A few days back New Jersey Republican Senate candidate Douglas Forrester called on Bob Torricelli to resign. Now Torricelli's in effect done that and Forrester says it's not fair and that no new, clean Democrat should be allowed to take his place on the ballot. He's complaining. The heads of the Republican Senate committee are complaining. Everybody with a parenthetical 'R' after their name is complaining.

From what I can tell, the legalities of getting a new name on the ballot at this late stage are unsettled. But I was disappointed this morning when I saw some people who should know better claiming that it was somehow an outrage for the Democrats to try to field a candidate and give New Jersey voters an actual election next month.

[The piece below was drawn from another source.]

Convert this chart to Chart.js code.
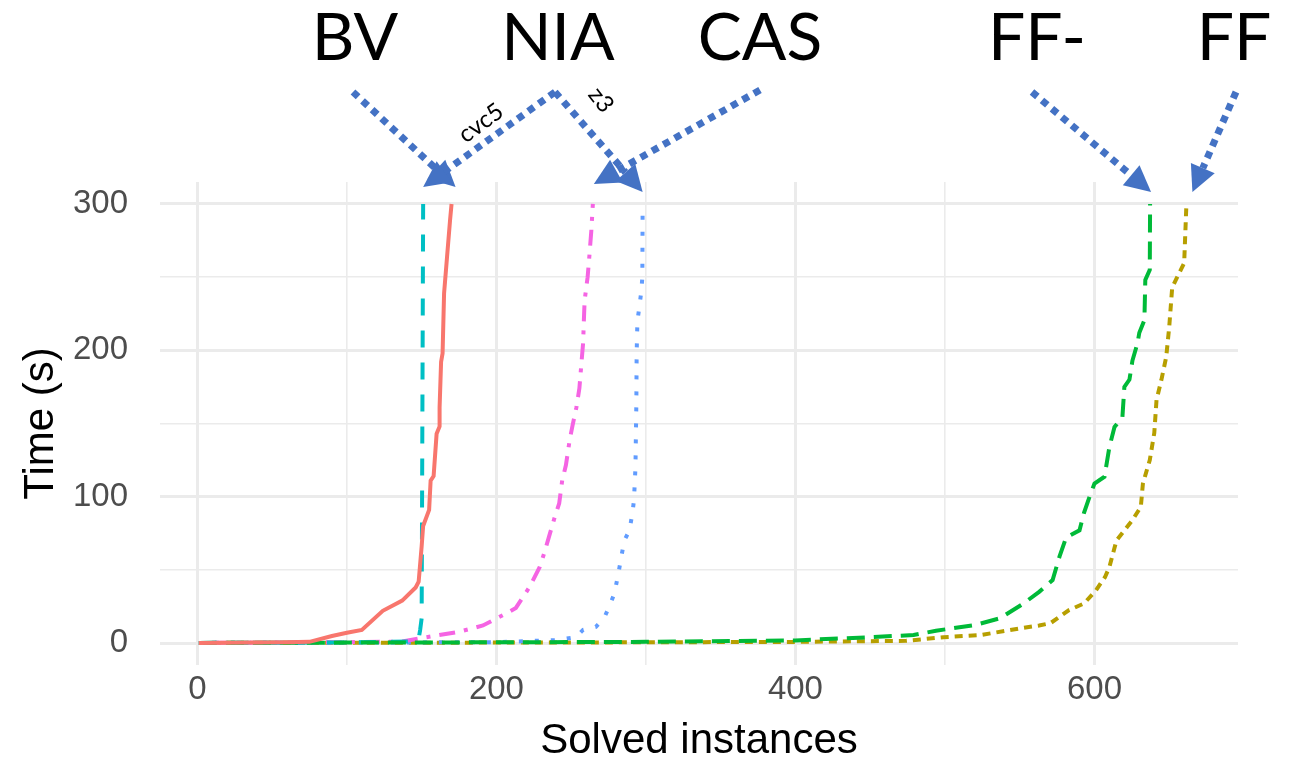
<!DOCTYPE html>
<html>
<head>
<meta charset="utf-8">
<script src="https://cdn.jsdelivr.net/npm/chart.js@4.4.1/dist/chart.umd.min.js"></script>
<style>
  html, body { margin: 0; padding: 0; background: #fff; }
  #wrap { width: 1289px; height: 762px; position: relative; }
</style>
</head>
<body>
<div id="wrap"><canvas id="cactus"></canvas></div>
<script>
// solved instances (x) vs. time in seconds (y)
var bvX = [1, 20, 40, 60, 75, 90, 100, 110, 124, 137, 146, 148, 150, 151, 155, 156, 158, 160, 162, 162, 163, 164, 165, 167, 169, 170];
var bvY = [0.1, 0.2, 0.3, 0.5, 0.8, 4.8, 7, 9, 22, 29, 38, 42, 66, 80, 91, 111, 114, 143, 148, 161, 192, 198, 239, 264, 289, 300];

var cvc5X = [1, 50, 100, 130, 145, 148, 149, 150, 151];
var cvc5Y = [0.1, 0.2, 0.4, 0.8, 1.2, 3, 9, 17, 300];

var casX = [1, 50, 100, 137, 150, 175, 191, 207, 213, 222, 229, 232, 235, 239, 242, 244, 246.5, 249, 251, 253.5, 255.5, 257, 258, 258.5, 259, 261, 262, 263.5, 264.5];
var casY = [0.1, 0.3, 0.6, 1, 3.4, 7.7, 12, 20.5, 24, 38, 52, 61.5, 72, 86, 95.5, 111, 121.6, 138.7, 149, 161, 174, 193, 205, 220.5, 234, 250, 262, 282, 300];

var z3X = [1, 100, 200, 240, 253, 258, 266.5, 272, 275.5, 279, 282, 285.5, 289, 291, 292, 293, 293.6, 293.8, 294.3, 295.6, 297, 297.6, 297.8];
var z3Y = [0.1, 0.3, 0.6, 2, 4, 9, 11, 17, 25, 34, 50, 70, 77, 89, 97.5, 120, 164, 198, 220, 229.5, 241, 250, 300];

var ffmX = [1, 100, 200, 300, 400, 448, 479, 494, 520, 537, 552.5, 563, 572, 576.6, 581, 590, 593, 596.7, 600, 606.7, 610, 613.4, 618.7, 620, 623.4, 625.4, 628.8, 630, 633.4, 634, 637, 637.2];
var ffmY = [0.1, 0.3, 0.5, 0.8, 1.8, 3.9, 5.5, 8.4, 12.3, 17, 27, 35, 43, 59, 72, 77, 89, 100, 109, 113.6, 134, 147.6, 154.5, 175, 180, 193, 205, 212, 220.7, 248, 255, 300];

var ffX = [1, 100, 200, 300, 400, 474, 499, 524, 550, 563, 570.6, 583, 593, 601, 607, 610, 614.7, 625.4, 631, 632.4, 637, 640, 641.5, 644.8, 648, 650, 652, 657, 660, 661.5];
var ffY = [0.1, 0.2, 0.3, 0.5, 0.8, 1.5, 4, 5.5, 10, 12, 13.6, 22.5, 27, 36, 45, 52, 70, 84, 93, 109, 125, 143.5, 166, 180, 195.5, 216, 243, 253.5, 259.6, 300];

var yTicks = [0, 100, 200, 300];
var xTicks = [0, 200, 400, 600];

function pts(xs, ys) {
	return xs.map(function(x, i) { return {x: x, y: ys[i]}; });
}

function series(label, xs, ys, color, dash) {
	return {
		label: label,
		data: pts(xs, ys),
		borderColor: color,
		backgroundColor: color,
		borderWidth: 4,
		borderDash: dash,
		borderCapStyle: 'butt',
		pointRadius: 0,
		tension: 0,
		fill: false
	};
}

var datasets = [
	series('BV', bvX, bvY, '#F8766D', []),
	series('FF-', ffmX, ffmY, '#00BA38', [18, 9]),
	series('cvc5', cvc5X, cvc5Y, '#00BFC4', [17, 15]),
	series('CAS', casX, casY, '#F564E3', [4, 9, 16, 9]),
	series('z3', z3X, z3Y, '#619CFF', [4, 12]),
	series('FF', ffX, ffY, '#B79F00', [8, 6])
];

// big labels and dotted arrows above the panel
var arrowColor = '#4472C4';
var topLabels = [
	{text: 'BV', x: 355},
	{text: 'NIA', x: 558},
	{text: 'CAS', x: 760},
	{text: 'FF-', x: 1037},
	{text: 'FF', x: 1234}
];
// start point in pixels, tip follows the end of a series
var arrows = [
	{sx: 353, sy: 92, series: 0, dx: 4, dy: -17},
	{sx: 555, sy: 92, series: 2, dx: 0, dy: -17},
	{sx: 555, sy: 92, series: 4, dx: 0, dy: -12},
	{sx: 760, sy: 90, series: 3, dx: 1, dy: -20},
	{sx: 1032, sy: 92, series: 1, dx: 1, dy: -12},
	{sx: 1236, sy: 92, series: 5, dx: 6, dy: -12}
];

function drawArrow(ctx, x0, y0, x1, y1) {
	var ang = Math.atan2(y1 - y0, x1 - x0);
	var headLen = 26, headW = 13;
	var bx = x1 - headLen * Math.cos(ang);
	var by = y1 - headLen * Math.sin(ang);
	ctx.save();
	ctx.strokeStyle = arrowColor;
	ctx.lineWidth = 7;
	ctx.lineCap = 'butt';
	ctx.setLineDash([7, 6]);
	ctx.beginPath();
	ctx.moveTo(x0, y0);
	ctx.lineTo(bx, by);
	ctx.stroke();
	ctx.setLineDash([]);
	ctx.fillStyle = arrowColor;
	ctx.beginPath();
	ctx.moveTo(x1, y1);
	ctx.lineTo(bx + headW * Math.sin(ang), by - headW * Math.cos(ang));
	ctx.lineTo(bx - headW * Math.sin(ang), by + headW * Math.cos(ang));
	ctx.closePath();
	ctx.fill();
	ctx.restore();
}

function smallText(ctx, text, x, y, rot) {
	ctx.save();
	ctx.translate(x, y);
	ctx.rotate(rot * Math.PI / 180);
	ctx.fillStyle = '#000';
	ctx.font = '24px Lato';
	ctx.textAlign = 'center';
	ctx.textBaseline = 'middle';
	ctx.fillText(text, 0, 0);
	ctx.restore();
}

var annotate = {
	id: 'annotate',
	afterDraw: function(chart) {
		var ctx = chart.ctx;
		var xs = chart.scales.x, ys = chart.scales.y;
		ctx.save();
		ctx.fillStyle = '#000';
		ctx.font = '66px Lato';
		ctx.textAlign = 'center';
		ctx.textBaseline = 'alphabetic';
		topLabels.forEach(function(l) { ctx.fillText(l.text, l.x, 60); });
		ctx.restore();
		arrows.forEach(function(a) {
			var d = chart.data.datasets[a.series].data;
			var last = d[d.length - 1];
			drawArrow(ctx, a.sx, a.sy, xs.getPixelForValue(last.x) + a.dx, ys.getPixelForValue(last.y) + a.dy);
		});
		smallText(ctx, 'cvc5', 481, 123, -36);
		smallText(ctx, 'z3', 601, 100, 52);
	}
};

function gridWidth(major) {
	return function(c) {
		return c.tick && major.indexOf(c.tick.value) >= 0 ? 3 : 1.6;
	};
}

new Chart(document.getElementById('cactus'), {
	type: 'line',
	data: { datasets: datasets },
	plugins: [annotate],
	options: {
		responsive: true,
		maintainAspectRatio: false,
		animation: false,
		layout: { padding: { top: 182, right: 51, left: 0, bottom: 0 } },
		plugins: { legend: { display: false }, tooltip: { enabled: false } },
		scales: {
			x: {
				type: 'linear',
				min: -25,
				max: 696,
				afterBuildTicks: function(s) {
					s.ticks = s.ticks.filter(function(t) { return t.value % 100 === 0; });
				},
				afterFit: function(s) { s.height = 97; },
				ticks: {
					stepSize: 100,
					includeBounds: false,
					autoSkip: false,
					padding: 5,
					color: '#4D4D4D',
					font: { family: 'Liberation Sans', size: 33 },
					maxRotation: 0,
					callback: function(v) { return xTicks.indexOf(v) >= 0 ? String(v) : ''; }
				},
				grid: { color: '#EBEBEB', lineWidth: gridWidth(xTicks), drawTicks: false },
				border: { display: false },
				title: {
					display: true,
					text: 'Solved instances',
					color: '#000',
					font: { family: 'Liberation Sans', size: 42, lineHeight: 1 },
					padding: { top: 0, bottom: 0 }
				}
			},
			y: {
				min: -15,
				max: 315,
				afterBuildTicks: function(s) {
					s.ticks = s.ticks.filter(function(t) { return t.value % 50 === 0; });
				},
				afterFit: function(s) { s.width = 160; },
				ticks: {
					stepSize: 50,
					includeBounds: false,
					autoSkip: false,
					padding: 32,
					color: '#4D4D4D',
					font: { family: 'Liberation Sans', size: 33 },
					callback: function(v) { return yTicks.indexOf(v) >= 0 ? String(v) : ''; }
				},
				grid: { color: '#EBEBEB', lineWidth: gridWidth(yTicks), drawTicks: false },
				border: { display: false },
				title: {
					display: true,
					text: 'Time (s)',
					color: '#000',
					font: { family: 'Liberation Sans', size: 42, lineHeight: 1 },
					padding: { top: 20, bottom: 0 }
				}
			}
		}
	}
});
</script>
</body>
</html>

Election law -- as we saw in Florida two years ago -- is the most vexed kind of law in a democratic society since it sets such powerful interests against each other -- the rule of law and democracy. In a democratic society, the presumption in favor of putting significant questions before voters should almost always prevail. If New Jersey law is crystal clear on this point, and it specifically bars any means of putting another name on the ballot, then so be it. But if there's a legal way to do it, then it should happen.

This is the advantage Democrats do have and should have in this case. In a democratic polity, the absence of black letter law to the contrary, the interests of democracy -- having real elections -- always trump procedural squabbling.